§ Brief: Leave out the pictures, and write out exactly the lines from the beginning of the material to the line holding "145, step: 10", that line included, and nothing else.
***** Data block *****
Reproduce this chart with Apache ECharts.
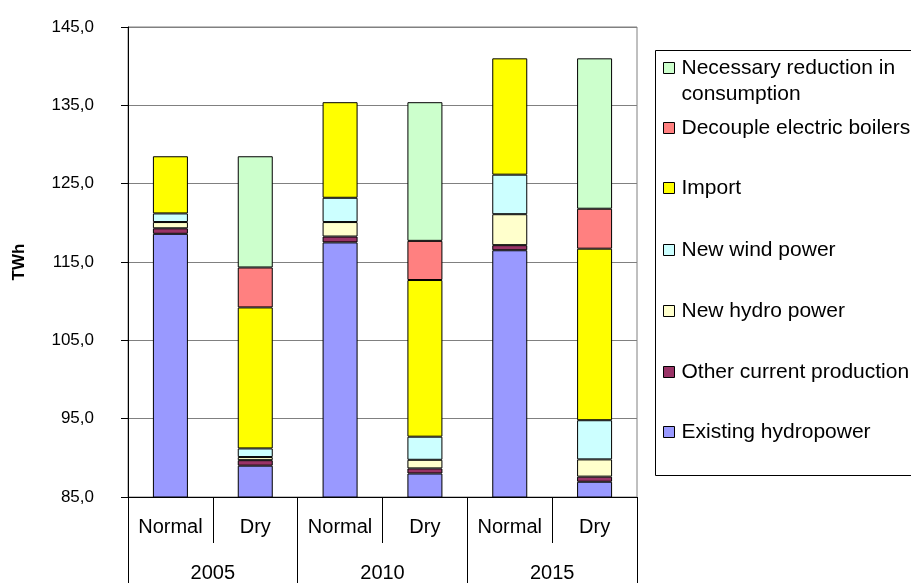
<!DOCTYPE html>
<html>
<head>
<meta charset="utf-8">
<script src="https://cdn.jsdelivr.net/npm/echarts@6/dist/echarts.min.js"></script>
<style>
  html, body { margin: 0; padding: 0; background: #ffffff; }
  #chart { width: 911px; height: 583px; }
</style>
</head>
<body>
<div id="chart"></div>
<script>
// Scenario categories (inner axis) and years (outer axis)
const scenarios = ['Normal', 'Dry', 'Normal', 'Dry', 'Normal', 'Dry'];
const years = ['2005', '2010', '2015'];
const yTicks = { min: 85, max: 145, step: 10 };

// Energy balance components, TWh
const existingHydro   = [118.6, 89.0, 117.5, 88.0, 116.5, 86.95];
const otherProduction = [0.7, 0.7, 0.75, 0.65, 0.65, 0.65];
const newHydro        = [0.8, 0.4, 1.85, 1.1, 3.95, 2.2];
const newWind         = [1.1, 1.1, 3.1, 2.95, 5.05, 5.0];
const importPower     = [7.3, 18.0, 12.2, 20.0, 14.85, 21.9];
const decoupleBoilers = [null, 5.1, null, 5.0, null, 5.1];
const reduction       = [null, 14.2, null, 17.7, null, 19.2];

const FONT = '"Liberation Sans", Arial, sans-serif';

const seriesDefs = [
  { name: 'Existing hydropower', data: existingHydro, color: '#9999FF' },
  { name: 'Other current production', data: otherProduction, color: '#993366' },
  { name: 'New hydro power', data: newHydro, color: '#FFFFCC' },
  { name: 'New wind power', data: newWind, color: '#CCFFFF' },
  { name: 'Import', data: importPower, color: '#FFFF00' },
  { name: 'Decouple electric boilers', data: decoupleBoilers, color: '#FF8080' },
  { name: 'Necessary reduction in consumption', data: reduction, color: '#CCFFCC' }
];

// Legend entries, top to bottom, with their vertical centres
const legendRows = [
  { name: 'Necessary reduction in consumption', center: 68, wrap: true },
  { name: 'Decouple electric boilers', center: 128 },
  { name: 'Import', center: 188 },
  { name: 'New wind power', center: 250 },
  { name: 'New hydro power', center: 311 },
  { name: 'Other current production', center: 372 },
  { name: 'Existing hydropower', center: 432 }
];

const LH = 26;
// The wrapped entry uses an empty first line so that its first text line
// sits level with the colour swatch and the second line falls below it.
const legends = legendRows.map(r => ({
  data: [r.name],
  left: 663,
  top: r.wrap ? r.center - LH * 1.5 : r.center - LH / 2,
  padding: 0,
  orient: 'vertical',
  icon: 'rect',
  itemWidth: 11,
  itemHeight: 11,
  selectedMode: false,
  itemStyle: { borderColor: '#000', borderWidth: 1 },
  formatter: r.wrap ? () => '\nNecessary reduction in\nconsumption' : '{name}',
  textStyle: { fontFamily: FONT, fontSize: 21, color: '#000', lineHeight: LH, padding: [0, 0, 0, 2] }
}));

const chart = echarts.init(document.getElementById('chart'), null, { renderer: 'canvas' });

chart.setOption({
  backgroundColor: '#ffffff',
  animation: false,
  textStyle: { fontFamily: FONT },
  grid: {
    left: 128, right: 274, top: 27, bottom: 85,
    show: true, borderColor: '#808080', borderWidth: 1, backgroundColor: 'transparent'
  },
  legend: legends,
  graphic: [{
    type: 'rect',
    shape: { x: 655.5, y: 50.5, width: 300, height: 425 },
    style: { fill: 'none', stroke: '#000', lineWidth: 1 },
    z: 0
  }],
  xAxis: [
    {
      type: 'category',
      data: scenarios,
      position: 'bottom',
      axisLine: { lineStyle: { color: '#000', width: 1 } },
      axisTick: { show: true, interval: 0, length: 46, lineStyle: { color: '#000' } },
      axisLabel: { interval: 0, fontSize: 20, color: '#000', margin: 20, fontFamily: FONT },
      splitLine: { show: false }
    },
    {
      type: 'category',
      data: years,
      position: 'bottom',
      offset: 0,
      axisLine: { show: false },
      axisTick: { show: true, interval: 0, length: 90, lineStyle: { color: '#000' } },
      axisLabel: { interval: 0, fontSize: 20, color: '#000', margin: 66, fontFamily: FONT },
      splitLine: { show: false }
    }
  ],
  yAxis: {
    type: 'value',
    min: yTicks.min,
    max: yTicks.max,
    interval: yTicks.step,
    name: 'TWh',
    nameLocation: 'middle',
    nameRotate: 90,
    nameGap: 100,
    nameTextStyle: { fontSize: 17, fontWeight: 'bold', color: '#000', fontFamily: FONT },
    axisLine: { show: true, lineStyle: { color: '#000', width: 1 } },
    axisTick: { show: true, length: 7, inside: false, lineStyle: { color: '#000' } },
    axisLabel: {
      fontSize: 17, color: '#000', margin: 34, fontFamily: FONT,
      formatter: v => v.toFixed(1).replace('.', ',')
    },
    splitLine: { show: true, lineStyle: { color: '#808080', width: 1 } }
  },
  series: seriesDefs.map(s => ({
    type: 'bar',
    name: s.name,
    stack: 'total',
    xAxisIndex: 0,
    data: s.data,
    barWidth: 35,
    itemStyle: { color: s.color, borderColor: '#000', borderWidth: 1 },
    emphasis: { disabled: true }
  }))
});
</script>
</body>
</html>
*****
§ Answer below:
Reproduce this chart with Apache ECharts.
<!DOCTYPE html>
<html>
<head>
<meta charset="utf-8">
<script src="https://cdn.jsdelivr.net/npm/echarts@6/dist/echarts.min.js"></script>
<style>
  html, body { margin: 0; padding: 0; background: #ffffff; }
  #chart { width: 911px; height: 583px; }
</style>
</head>
<body>
<div id="chart"></div>
<script>
// Scenario categories (inner axis) and years (outer axis)
const scenarios = ['Normal', 'Dry', 'Normal', 'Dry', 'Normal', 'Dry'];
const years = ['2005', '2010', '2015'];
const yTicks = { min: 85, max: 145, step: 10 };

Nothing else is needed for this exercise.